Subject: Re: DMA COHERENCY [ was Re: CVS commit: syssrc ]
To: Matthew Jacob <>
From: Manuel Bouyer <>
List: tech-kern
Date: 03/01/2001 19:34:59
On Tue, Feb 27, 2001 at 11:12:50AM -0800, Matthew Jacob wrote:
> > On Mon, Feb 26, 2001 at 01:39:48PM -0800, Matthew Jacob wrote:
> > > I still would have to change the sparc64 implementation to grok this I
> > > believe. Note that BUS_DMA_COHERENT for bus_dmamem_map means make the
> > > CPU's view coherent (i.e., set PG_NVC (no vcache)) of memory. There's no tying
> > > this to setting iommu TTE bits.
> > 
> > Ha OK, on sparc64 we have two places to deal with: CPU<->Memory and
> > Memory<->device, which have each their own cache, rigth ?
> Yes. It isn't just sparc- there are other architectures have this issue as
> well- alpha for example. But alpha has an instruction that can ensure
> coherency at bus_dmamap_sync time (mb).
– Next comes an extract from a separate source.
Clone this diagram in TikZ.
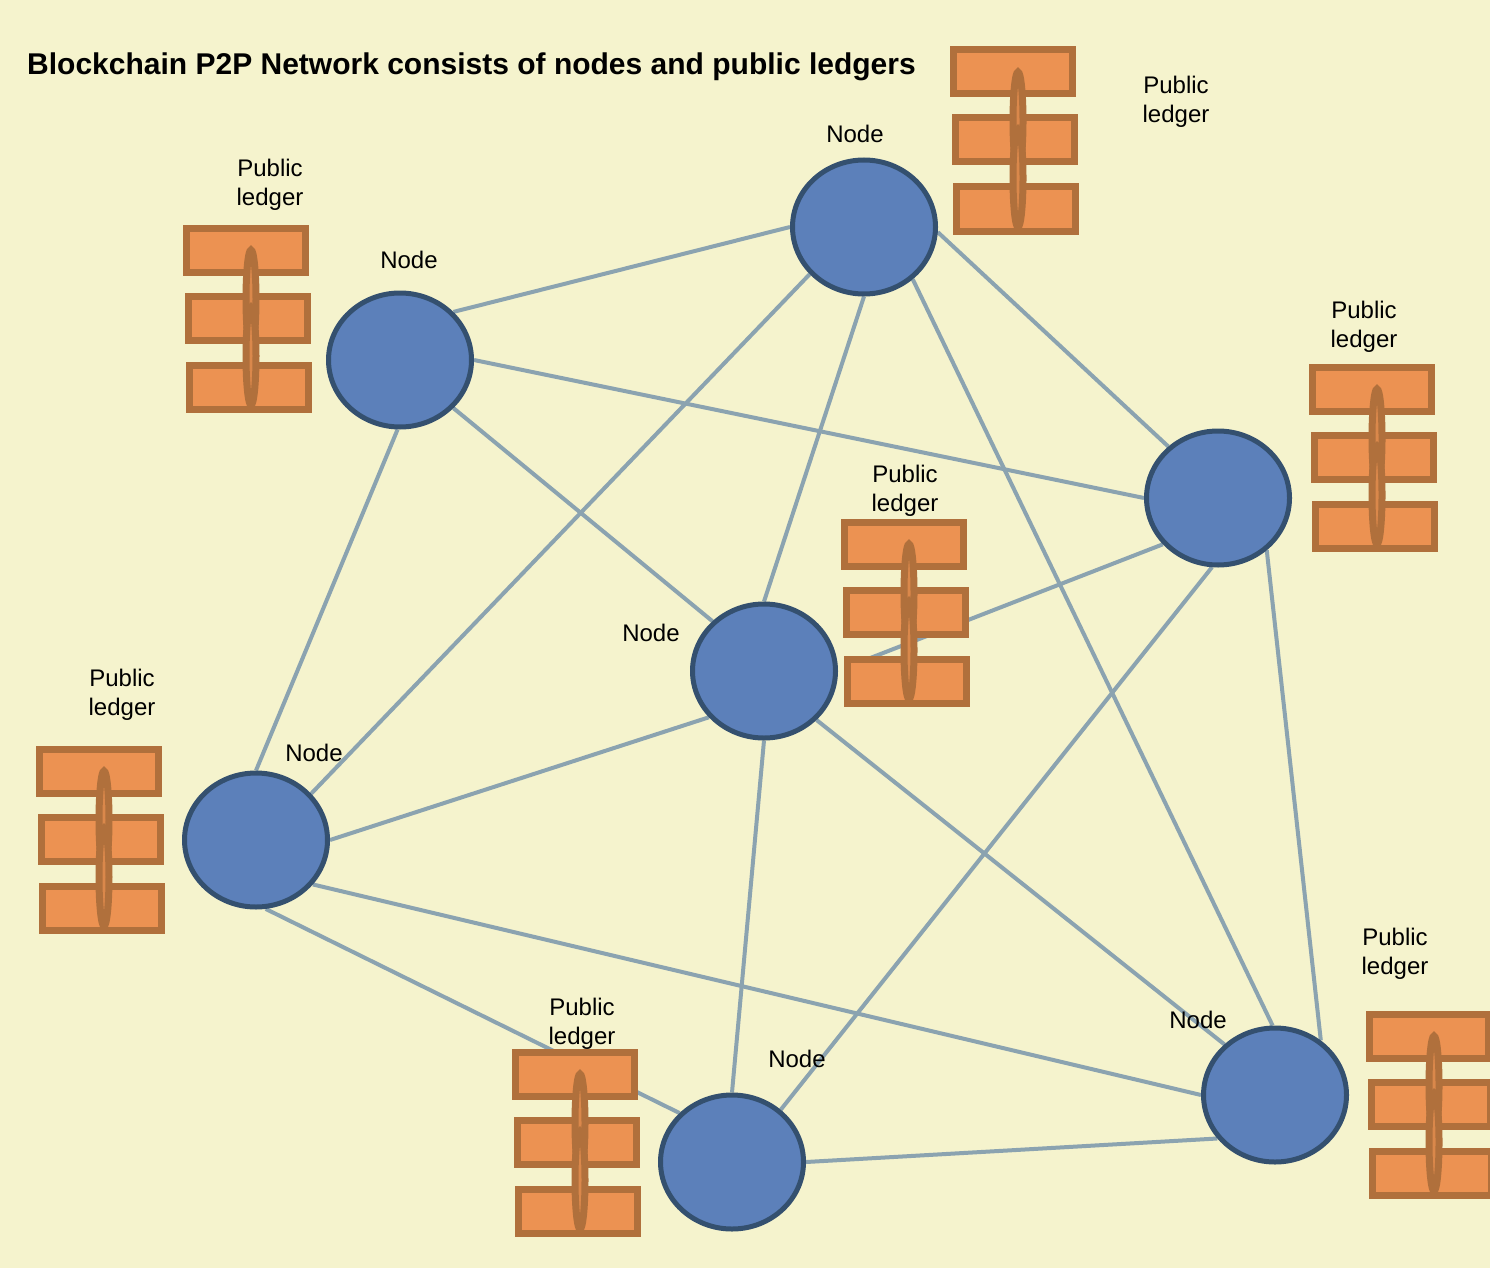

This is between CPU and RAM, something that should be handled at
dmamem_map(BUS_DMA_COHERENT) time.
> > I still believe that memory bus_dmamem_map()'ed BUS_DMA_COHERENT should be
> > from CPU to device (and vice-versa), so both caches should be configured for
> > this.
> But you may not be mapping it into a CPU's virtual address space. Otherwise,
> yes, BUS_DMA_COHERENT for a CPU mapping should probably imply coherence for IO
> mappings as well.
> > > 
> > > And lacking any architectural *requirement* for requiring such ordering, in
> > > fact, I'd rather have a big fat rule breakage with a comment than things just
> > > working because the order of function calls makes things work.
> > 
> > Hum, you're rigth. For me it was obvious that a DMA map should be mapped
> > before loaded but this is definitively 2 different things. So maybe we
> > need to handle BUS_DMA_COHERENT in bus_dmamap_load* too, but the behavior
> > needs to be clearly specified before, and documentation updated at the
> > same time.
> That's the request I have on the table here for. It's not all that complex
> when you get down to this. I believe that all you need is to simply modify the
> man page to state that BUS_DMA_COHERENT maybe specified in bus_dmamap_load*,
> or you need to state that bus_dmamem_alloc'd memory implies BUS_DMA_COHERENT
> for both CPU and IO mappings.
>      bus_dmamap_load(tag, dmam, buf, buflen, p, flags)
> ....			BUS_DMA_NOWAIT    It is not safe to wait (sleep) for
> 			                  sources during this call.
> ++                      BUS_DMA_COHERENT  This flag is a request to the
>                                           machine dependent code that
>                                           any IOMMU mappings will be
>                                           established in a away to provide
>                                           for byte coherency for the mapped
>                                           memory. If this cannot be achieved
>                                           an error will be returned. Usage of
>                                           bus_dmamap_sync is still required.
>                                           The reason for this flag is that
>                                           some systems need to know at
>                                           IOMMU load time whether or not
>                                           the mapping will be to support
>                                           byte coherency or streaming
>                                           unidirectional I/O in order to
>                                           select which hardware bits to set.
> OR:
>      bus_dmamem_alloc(tag, size, alignment, boundary, segs, ...)
> .....
>             All pages allocated by bus_dmamem_alloc will be assumed
>             to be BUS_DMA_COHERENT even if never mapped via bus_dmamem_map.
>             This is so the bus_dmamap_load implementation will select
>             the correct hardware bits to use when establishing IOMMU mappings.

I prefer the fist. We may use memory not allocated from bus_dmamem_alloc()
BUS_DMA_COHERENT should be used with care, though, as this is not guaranteed
to work everywhere (I'm not sure a PCI device can be mapped coherent on
a mips CPU, for example).

Manuel Bouyer, LIP6, Universite Paris VI.